==== Input data ====

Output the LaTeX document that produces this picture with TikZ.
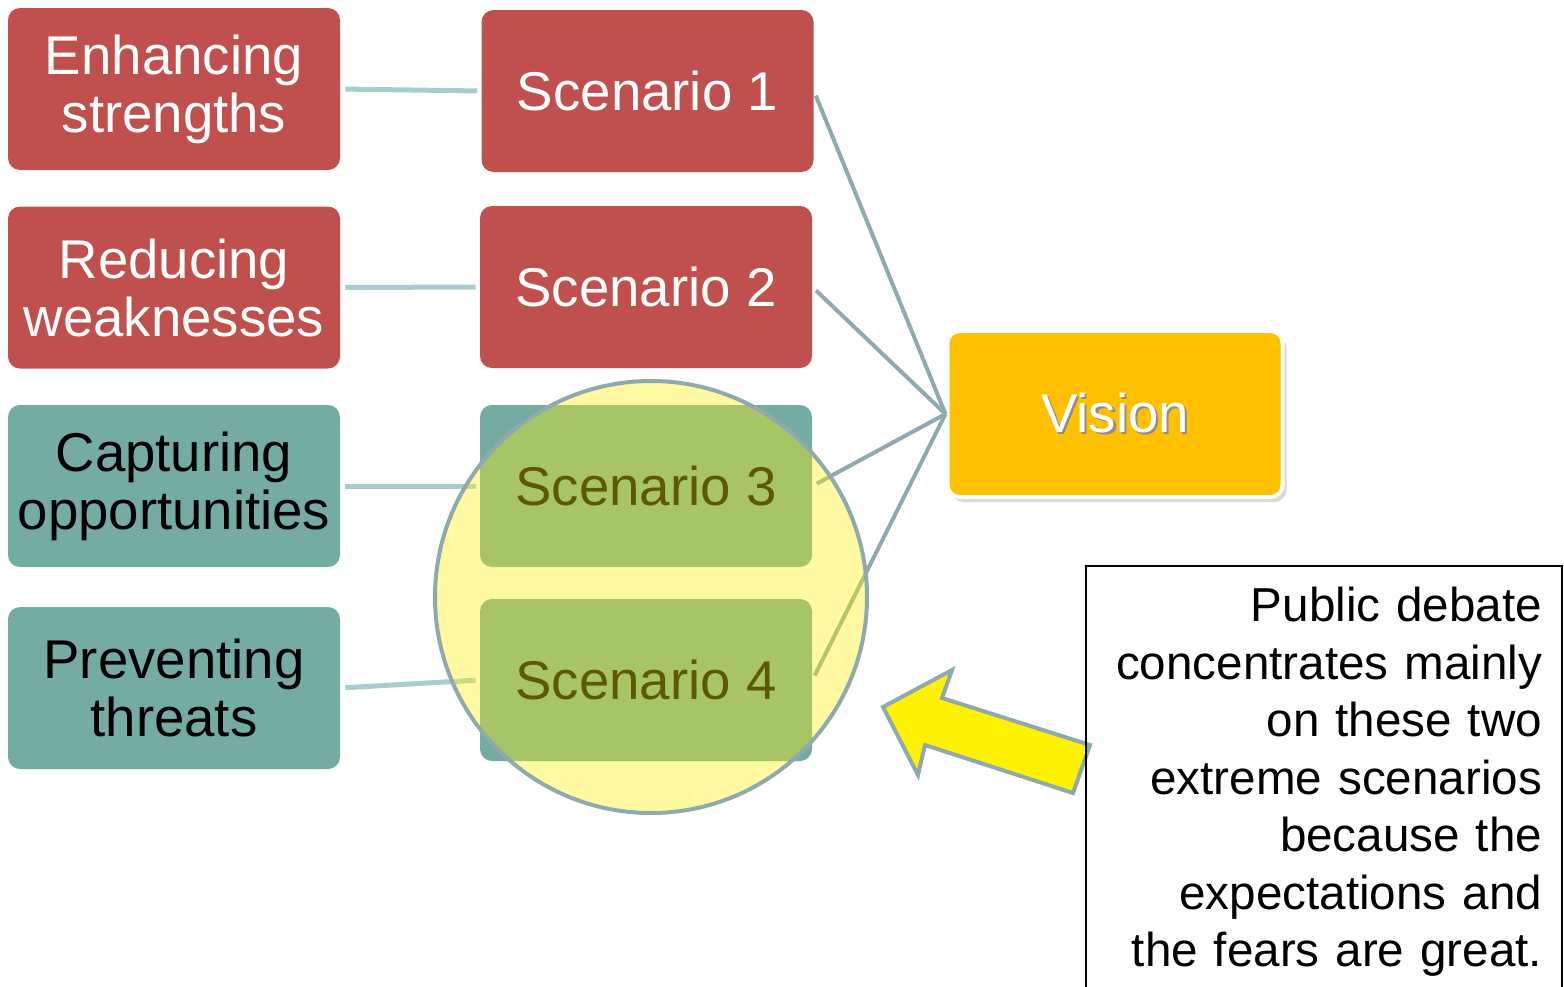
\documentclass[tikz,border=0pt]{standalone}
\usepackage{fontspec}
\setmainfont{Liberation Sans}
\usetikzlibrary{shadows}
\definecolor{swotred}{RGB}{192,80,77}
\definecolor{swotteal}{RGB}{116,172,163}
\definecolor{visionorange}{RGB}{255,192,0}
\definecolor{linkblue}{RGB}{168,204,208}
\definecolor{spokegrey}{RGB}{143,170,174}

\begin{document}
\begin{tikzpicture}[x=0.5pt,y=-0.5pt,
    box/.style={rectangle,rounded corners=6pt,minimum width=166pt,minimum height=81pt,inner sep=0pt,align=center,font=\fontsize{27.3}{29}\selectfont},
    redbox/.style={box,fill=swotred,text=white},
    tealbox/.style={box,fill=swotteal,text=black},
    link/.style={draw=linkblue,line width=2.5pt,shorten <=2.5pt,shorten >=2pt},
    spoke/.style={draw=spokegrey,line width=2pt,shorten <=2.5pt}]
			\useasboundingbox (0,0) rectangle (1564,986);
			\node[redbox]  (L1) at (174,89)    {Enhancing\\strengths};
			\node[redbox]  (L2) at (174,287.5) {Reducing\\weaknesses};
			\node[tealbox] (L3) at (174,486)   {Capturing\\opportunities};
			\node[tealbox] (L4) at (174,688)   {Preventing\\threats};
			\node[redbox]  (S1) at (647.5,91)  {Scenario 1};
			\node[redbox]  (S2) at (646,287)   {Scenario 2};
			\node[tealbox] (S3) at (646,486)   {Scenario 3};
			\node[tealbox] (S4) at (646,680)   {Scenario 4};
			\node[box, fill=visionorange, text=white, draw=white, line width=2pt,
			      minimum width=167.5pt, minimum height=83pt,
			      drop shadow={opacity=0.3,shadow xshift=2pt,shadow yshift=-2.5pt}]
			      (V) at (1115,414)
			      {\makebox[0pt][l]{\hspace{1.2pt}\raisebox{-1.2pt}{\textcolor{black!45}{Vision}}}Vision};
			\draw[link] (L1.east) -- (S1.west);
			\draw[link] (L2.east) -- (S2.west);
			\draw[link] (L3.east) -- (S3.west);
			\draw[link] (L4.east) -- (S4.west);
			\draw[spoke] (S1.east) -- (V.west);
			\draw[spoke] (S2.east) -- (V.west);
			\draw[spoke] (S3.east) -- (V.west);
			\draw[spoke] (S4.east) -- (V.west);
			\node[circle, minimum size=216pt, inner sep=0pt, draw=spokegrey, line width=2pt,
			      fill=yellow, fill opacity=0.37] (focus) at (651,597) {};
			\draw[draw=spokegrey, line width=2pt, fill=yellow, miter limit=20]
			      (883,707) -- (952,670) -- (942,698) -- (1090,745) -- (1073,793)
			      -- (925,745) -- (918,775) -- cycle;
			\node[draw=black, line width=1pt, anchor=north west, text width=218pt,
			      inner xsep=10pt, inner ysep=10.5pt, align=right,
			      font=\fontsize{23.8}{28.75}\selectfont] (note) at (1085,565)
			      {Public debate\\concentrates mainly\\on these two\\extreme scenarios\\because the\\expectations and\\the fears are great.\rule[-20pt]{0pt}{0pt}};
		\end{tikzpicture}
\end{document}
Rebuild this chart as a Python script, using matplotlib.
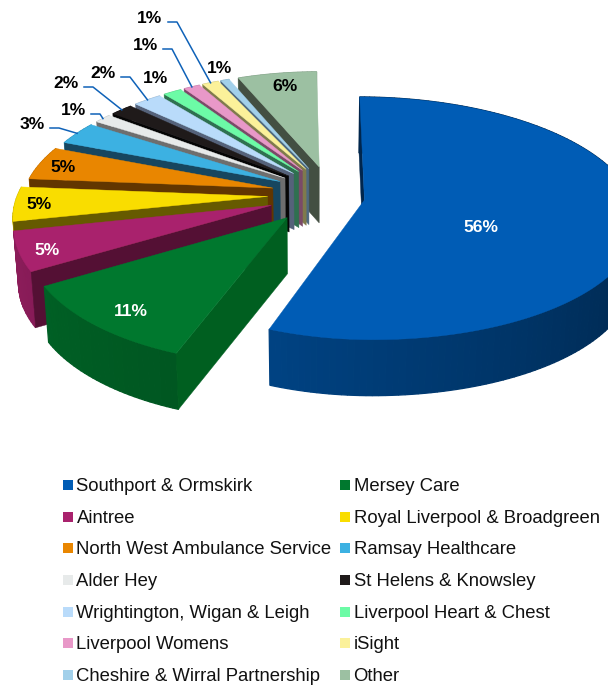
import numpy as np
import matplotlib
matplotlib.use('Agg')
import matplotlib.pyplot as plt

plt.rcParams['font.family'] = ['Liberation Sans', 'DejaVu Sans']

### DATA ###
names = ['Southport & Ormskirk', 'Mersey Care', 'Aintree', 'Royal Liverpool & Broadgreen',
         'North West Ambulance Service', 'Ramsay Healthcare', 'Alder Hey', 'St Helens & Knowsley',
         'Wrightington, Wigan & Leigh', 'Liverpool Heart & Chest', 'Liverpool Womens', 'iSight',
         'Cheshire & Wirral Partnership', 'Other']
values = [55.55, 10.75, 5.2, 4.6, 4.6, 3.2, 1.3, 1.7, 2.15, 1.4, 1.25, 1.25, 0.65, 6.0]

### STYLE ###
tops = ['#005cb5', '#00782e', '#a9226d', '#f9dd00', '#e98600', '#3cb1e2', '#e7eaea',
        '#1f1a1a', '#b9dbfa', '#6cfba6', '#e898c8', '#fbf19a', '#a2d0ea', '#9cc0a2']
walls = ['#00264d', '#005f20', '#541034', '#665a00', '#623600', '#17465f', '#6e6e6e',
         '#050505', '#55627a', '#2f7050', '#7a4a68', '#7f7a4c', '#4f6a80', '#434f42']
# how far each slice is pulled out sideways
explode_x = [0.205, 0.115, 0.17, 0.19, 0.19, 0.19, 0.19, 0.19, 0.19, 0.19, 0.19, 0.19, 0.19, 0.18]
# widening of the right hand side of a slice
bulge = [1.07] + [1.0]*13
label_xy = [(481, 226), (131, 310), (47, 249), (39, 203), (63, 166), (32, 123), (73, 109),
            (66, 82), (103, 72), (155, 77), (145, 44), (150, 17), (220, 67), (285, 85)]
leader = [False, False, False, False, False, True, True, True, True, False, True, True, False, False]
label_white = [True, True, True] + [False]*11

### PROJECTION ###
cx, cy = 316.0, 194.6
a, b, p = 250.0, 117.0, 0.15
ey, sx = 0.25, 0.05
depth = 56.0
start = 0.4
sweep = 359.0


def project(U, V):
    den = 1 + p*V
    return cx + a*U/den, cy - b*V/den


def drop(X, Y):
    return cx + (X - cx)*0.984, Y + depth


angles = start + np.cumsum([0] + values)*sweep/np.sum(values)

fig = plt.figure(figsize=(6.08, 6.86), dpi=100)
ax = fig.add_axes([0, 0, 1, 1])
ax.set_xlim(0, 608)
ax.set_ylim(686, 0)
ax.axis('off')

for i in reversed(range(len(values))):
    th = np.radians(np.linspace(angles[i], angles[i+1], max(4, int(values[i]*3))))
    mid = np.radians(0.5*(angles[i] + angles[i+1]))
    U0 = explode_x[i]*np.sin(mid) + sx*np.cos(mid)
    V0 = ey*np.cos(mid)
    Ax, Ay = project(U0, V0)
    su = np.sin(th)
    Rx, Ry = project(U0 + np.where(su > 0, su*bulge[i], su), V0 + np.cos(th))
    Abx, Aby = drop(Ax, Ay)
    Rbx, Rby = drop(Rx, Ry)

    # rim, one facet per step so it can be shaded
    rgb = np.array(matplotlib.colors.to_rgb(tops[i]))
    for k in range(len(th) - 1):
        deg = np.degrees(0.5*(th[k] + th[k+1]))
        shade = np.interp(deg, [100, 200, 250], [0.40, 0.72, 0.82])
        ax.fill([Rx[k], Rx[k+1], Rbx[k+1], Rbx[k]], [Ry[k], Ry[k+1], Rby[k+1], Rby[k]],
                color=tuple(rgb*shade), lw=0.9)
    # start wall
    ax.fill([Ax, Rx[0], Rbx[0], Abx], [Ay, Ry[0], Rby[0], Aby], color=walls[i], lw=0.3)
    # top face
    ax.fill(np.r_[Ax, Rx], np.r_[Ay, Ry], color=tops[i], lw=0.3)

    # labels
    ax.text(label_xy[i][0], label_xy[i][1] + 1.5, '%.0f%%' % values[i],
            ha='center', va='center', fontsize=12.6, fontweight='bold',
            color='white' if label_white[i] else 'black', zorder=5)
    if leader[i]:
        mx, my = project(U0 + np.sin(mid), V0 + np.cos(mid))
        lx, ly = label_xy[i][0] + 18, label_xy[i][1] + 5
        ax.plot([lx, lx + 9, mx], [ly, ly, my], color='#0f62b8', lw=1.1, zorder=4)

# legend, filled row by row
for i, name in enumerate(names):
    col, row = i % 2, i // 2
    x0 = 63 if col == 0 else 340
    y0 = 485 + row*31.65
    ax.add_patch(plt.Rectangle((x0, y0 - 5), 10, 10, color=tops[i], lw=0))
    ax.text(x0 + 13.5, y0 + 1.5, name, ha='left', va='center', fontsize=13.35, color='#111111')

fig.savefig('out.png', dpi=100)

====

Using the entries above, write out exactly the lines from the one with "Rebuild this chart" through the one with "plt.rcParams['font.family'] = ['Liberation", ends included. Leave out any pictures.

> [Output for this task]
Rebuild this chart as a Python script, using matplotlib.
import numpy as np
import matplotlib
matplotlib.use('Agg')
import matplotlib.pyplot as plt

plt.rcParams['font.family'] = ['Liberation Sans', 'DejaVu Sans']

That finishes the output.